Sehingga uang kertas yang dengan mudahnya dicetak ulang itu bisa digunakan untuk membeli minyak bumi, kayu, emas, batu bara, biji besi, timah dan bahan tambang lainnya. Sejak saat itu orang mulai berfikir tentang mata uang dinar dan dirham berbasis emas dan perak serta bank dengan sistem syariah. Inflasi terjadi di negara yang menerapkan mata uang kertas dan sistem riba, tapi negara yang mengunakan uang dinar-dirham akan stabil. Redenominasi menjadi isu mengemuka di Nusantara hari-hari ini, dimana seribu rupiah akan dijadikan satu rupiah untuk memberi kesan kuat pada mata uang Rupiah. Sementara China memiliki strategi dua mata uang, yaitu Yuan untuk keperluan dalam negeri dan Renmimbi untuk keperluan forex dan expor impor.
@@@
Secara tak sengaja Canka bertemu Ethan setelah lama berpisah, di rumah makan Nelayan, di bilangan Swanson Street. Ditengah metropolitan Melbourne, awalnya Canka mengira Ethan adalah orang Tionghoa dari Malaysia atau Singapura. Namun, mendengar logat Jawa Timuran-nya yang medok membuat Canka yakin Ethan adalah teman lamanya yang sudah tujuh tahun tak bersua. Kepada Cankaya, Ethan mengatakan ia sedang menempuh doctoral degree of Syariah Economics di Faculty of Economics and Business di UniMelb[1]”.
“Wah, hebat banget, Ethan. Ngomong-ngomong kita kuliah di kampus yang sama lho, ambil S-2 jurusan e-commerce. Kok, kita nggak pernah ketemu, ya?”, balas Cankaya dengan mata berbinar.
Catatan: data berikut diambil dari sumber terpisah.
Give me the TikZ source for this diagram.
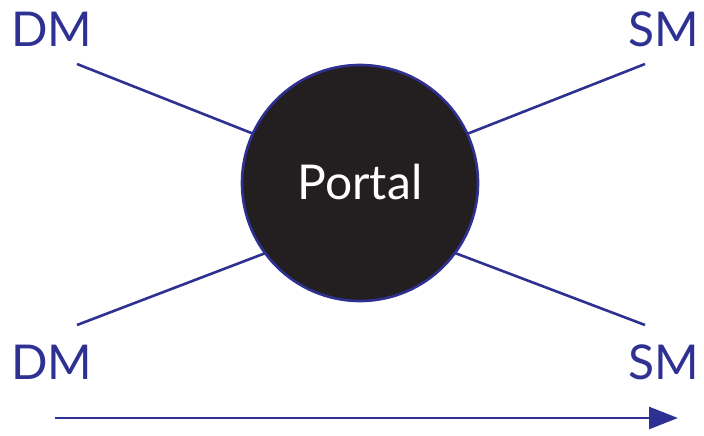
\documentclass[tikz,border=0pt]{standalone}
\usepackage{fontspec}
\setmainfont{Lato}
\usetikzlibrary{arrows.meta,backgrounds}
\definecolor{navy}{HTML}{2E3192}
\definecolor{portalfill}{HTML}{231F20}
\begin{document}
\begin{tikzpicture}[x=1pt,y=-1pt,
  lbl/.style={font=\fontsize{48}{48}\selectfont, text=navy, anchor=base, inner sep=0pt},
  conn/.style={draw=navy, line width=2.6pt},
  hub/.style={circle, draw=navy, line width=2.6pt, fill=portalfill, minimum size=236pt, inner sep=0pt},
  hubtext/.style={font=\fontsize{48}{48}\selectfont, text=white, anchor=base, inner sep=0pt}]
\useasboundingbox (0,0) rectangle (704,436);
\node[hub] (portal) at (360,183) {};
\node[hubtext] (ptxt) at (360,199) {Portal};
\node[lbl] (dm1) at (52,47) {DM};
\node[lbl] (sm1) at (664,47) {SM};
\node[lbl] (dm2) at (52,379) {DM};
\node[lbl] (sm2) at (664,379) {SM};
\coordinate (a1) at (77,64);
\coordinate (a2) at (645,64);
\coordinate (a3) at (77,325);
\coordinate (a4) at (645,325);
\coordinate (aimhigh) at (360,176);
\coordinate (aimlow) at (360,217);
\begin{scope}[on background layer]
\draw[conn] (a1) -- (aimhigh);
\draw[conn] (a2) -- (aimhigh);
\draw[conn] (a3) -- (aimlow);
\draw[conn] (a4) -- (aimlow);
\end{scope}
\coordinate (s) at (55,418);
\coordinate (e) at (678,418);
\draw[conn, -{Triangle[length=29pt,width=22pt]}] (s) -- (e);
\end{tikzpicture}
\end{document}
“Tiga tahun lalu aku telah menyelesaikan Master-ku di IIUT Malaysia, jurusan Syariate Economics juga”, tambah Ethan Zhang He.
“Aku punya mimpi, membumikan kembali ekonomi syariah di bumi Nusantara, Canka”, kata Ethan mantap.
“Aku bangga denganmu, Ethan. Ternyata kau sangat tertarik ekonomi syariah, ya. Aku yakin kau bisa menyelesaikannya dengan baik.”, kata Canka yang dibalut dengan senyuman.